> **GOAL**
Repeat the material verbatim. Images are excluded from the copy.

> **GIVEN DATA**
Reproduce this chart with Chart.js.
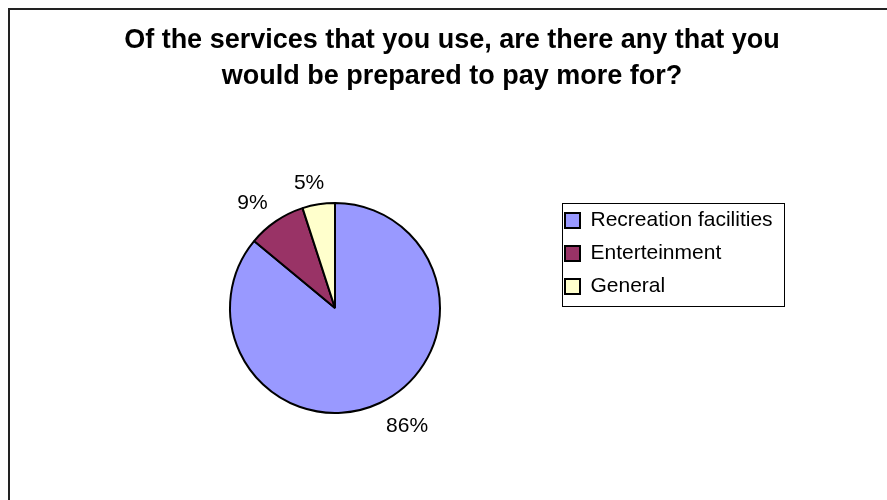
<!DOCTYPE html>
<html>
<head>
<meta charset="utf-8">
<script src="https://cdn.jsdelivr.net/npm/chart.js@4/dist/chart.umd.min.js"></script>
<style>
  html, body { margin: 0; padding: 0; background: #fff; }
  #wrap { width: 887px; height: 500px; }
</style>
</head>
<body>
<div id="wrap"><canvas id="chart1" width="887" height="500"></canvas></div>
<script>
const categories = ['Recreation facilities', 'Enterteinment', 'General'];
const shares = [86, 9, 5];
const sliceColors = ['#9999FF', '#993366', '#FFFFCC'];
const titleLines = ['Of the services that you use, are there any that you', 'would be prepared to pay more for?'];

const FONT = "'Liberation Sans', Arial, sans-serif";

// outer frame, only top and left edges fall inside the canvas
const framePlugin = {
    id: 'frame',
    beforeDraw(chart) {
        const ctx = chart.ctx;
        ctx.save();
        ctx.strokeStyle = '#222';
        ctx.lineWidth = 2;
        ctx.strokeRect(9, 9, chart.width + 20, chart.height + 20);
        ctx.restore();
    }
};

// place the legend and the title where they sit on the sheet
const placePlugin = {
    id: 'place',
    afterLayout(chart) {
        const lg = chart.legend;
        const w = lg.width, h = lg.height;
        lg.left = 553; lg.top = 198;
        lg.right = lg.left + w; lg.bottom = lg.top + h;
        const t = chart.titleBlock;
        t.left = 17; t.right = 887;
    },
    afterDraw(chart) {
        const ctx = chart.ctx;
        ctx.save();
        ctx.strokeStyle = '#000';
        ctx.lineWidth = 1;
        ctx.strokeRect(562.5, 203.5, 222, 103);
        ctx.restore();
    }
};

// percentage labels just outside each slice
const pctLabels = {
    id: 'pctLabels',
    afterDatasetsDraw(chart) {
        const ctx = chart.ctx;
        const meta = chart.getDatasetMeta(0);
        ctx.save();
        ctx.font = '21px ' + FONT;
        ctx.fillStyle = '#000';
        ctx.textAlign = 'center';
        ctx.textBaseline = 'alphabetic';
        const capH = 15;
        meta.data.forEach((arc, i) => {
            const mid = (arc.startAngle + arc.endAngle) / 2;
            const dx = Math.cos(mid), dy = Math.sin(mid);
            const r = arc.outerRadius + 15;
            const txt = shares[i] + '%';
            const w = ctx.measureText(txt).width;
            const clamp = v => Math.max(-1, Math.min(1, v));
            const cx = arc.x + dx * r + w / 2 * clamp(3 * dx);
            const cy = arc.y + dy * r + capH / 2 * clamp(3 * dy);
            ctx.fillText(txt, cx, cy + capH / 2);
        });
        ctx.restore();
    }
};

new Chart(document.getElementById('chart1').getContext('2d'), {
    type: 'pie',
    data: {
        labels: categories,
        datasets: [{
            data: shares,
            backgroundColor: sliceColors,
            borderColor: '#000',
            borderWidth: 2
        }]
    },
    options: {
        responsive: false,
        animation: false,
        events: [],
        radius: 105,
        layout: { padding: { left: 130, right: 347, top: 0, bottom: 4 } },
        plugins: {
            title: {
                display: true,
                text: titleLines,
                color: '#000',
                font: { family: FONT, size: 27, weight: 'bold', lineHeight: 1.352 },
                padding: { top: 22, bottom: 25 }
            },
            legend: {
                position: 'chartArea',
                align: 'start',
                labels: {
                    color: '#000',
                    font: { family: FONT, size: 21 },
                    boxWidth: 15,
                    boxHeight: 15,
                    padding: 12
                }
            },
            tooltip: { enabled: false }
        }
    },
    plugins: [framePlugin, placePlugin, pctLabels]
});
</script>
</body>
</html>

> **RESULT OF THIS TASK**
Reproduce this chart with Chart.js.
<!DOCTYPE html>
<html>
<head>
<meta charset="utf-8">
<script src="https://cdn.jsdelivr.net/npm/chart.js@4/dist/chart.umd.min.js"></script>
<style>
  html, body { margin: 0; padding: 0; background: #fff; }
  #wrap { width: 887px; height: 500px; }
</style>
</head>
<body>
<div id="wrap"><canvas id="chart1" width="887" height="500"></canvas></div>
<script>
const categories = ['Recreation facilities', 'Enterteinment', 'General'];
const shares = [86, 9, 5];
const sliceColors = ['#9999FF', '#993366', '#FFFFCC'];
const titleLines = ['Of the services that you use, are there any that you', 'would be prepared to pay more for?'];

const FONT = "'Liberation Sans', Arial, sans-serif";

// outer frame, only top and left edges fall inside the canvas
const framePlugin = {
    id: 'frame',
    beforeDraw(chart) {
        const ctx = chart.ctx;
        ctx.save();
        ctx.strokeStyle = '#222';
        ctx.lineWidth = 2;
        ctx.strokeRect(9, 9, chart.width + 20, chart.height + 20);
        ctx.restore();
    }
};

// place the legend and the title where they sit on the sheet
const placePlugin = {
    id: 'place',
    afterLayout(chart) {
        const lg = chart.legend;
        const w = lg.width, h = lg.height;
        lg.left = 553; lg.top = 198;
        lg.right = lg.left + w; lg.bottom = lg.top + h;
        const t = chart.titleBlock;
        t.left = 17; t.right = 887;
    },
    afterDraw(chart) {
        const ctx = chart.ctx;
        ctx.save();
        ctx.strokeStyle = '#000';
        ctx.lineWidth = 1;
        ctx.strokeRect(562.5, 203.5, 222, 103);
        ctx.restore();
    }
};

// percentage labels just outside each slice
const pctLabels = {
    id: 'pctLabels',
    afterDatasetsDraw(chart) {
        const ctx = chart.ctx;
        const meta = chart.getDatasetMeta(0);
        ctx.save();
        ctx.font = '21px ' + FONT;
        ctx.fillStyle = '#000';
        ctx.textAlign = 'center';
        ctx.textBaseline = 'alphabetic';
        const capH = 15;
        meta.data.forEach((arc, i) => {
            const mid = (arc.startAngle + arc.endAngle) / 2;
            const dx = Math.cos(mid), dy = Math.sin(mid);
            const r = arc.outerRadius + 15;
            const txt = shares[i] + '%';
            const w = ctx.measureText(txt).width;
            const clamp = v => Math.max(-1, Math.min(1, v));
            const cx = arc.x + dx * r + w / 2 * clamp(3 * dx);
            const cy = arc.y + dy * r + capH / 2 * clamp(3 * dy);
            ctx.fillText(txt, cx, cy + capH / 2);
        });
        ctx.restore();
    }
};

new Chart(document.getElementById('chart1').getContext('2d'), {
    type: 'pie',
    data: {
        labels: categories,
        datasets: [{
            data: shares,
            backgroundColor: sliceColors,
            borderColor: '#000',
            borderWidth: 2
        }]
    },
    options: {
        responsive: false,
        animation: false,
        events: [],
        radius: 105,
        layout: { padding: { left: 130, right: 347, top: 0, bottom: 4 } },
        plugins: {
            title: {
                display: true,
                text: titleLines,
                color: '#000',
                font: { family: FONT, size: 27, weight: 'bold', lineHeight: 1.352 },
                padding: { top: 22, bottom: 25 }
            },
            legend: {
                position: 'chartArea',
                align: 'start',
                labels: {
                    color: '#000',
                    font: { family: FONT, size: 21 },
                    boxWidth: 15,
                    boxHeight: 15,
                    padding: 12
                }
            },
            tooltip: { enabled: false }
        }
    },
    plugins: [framePlugin, placePlugin, pctLabels]
});
</script>
</body>
</html>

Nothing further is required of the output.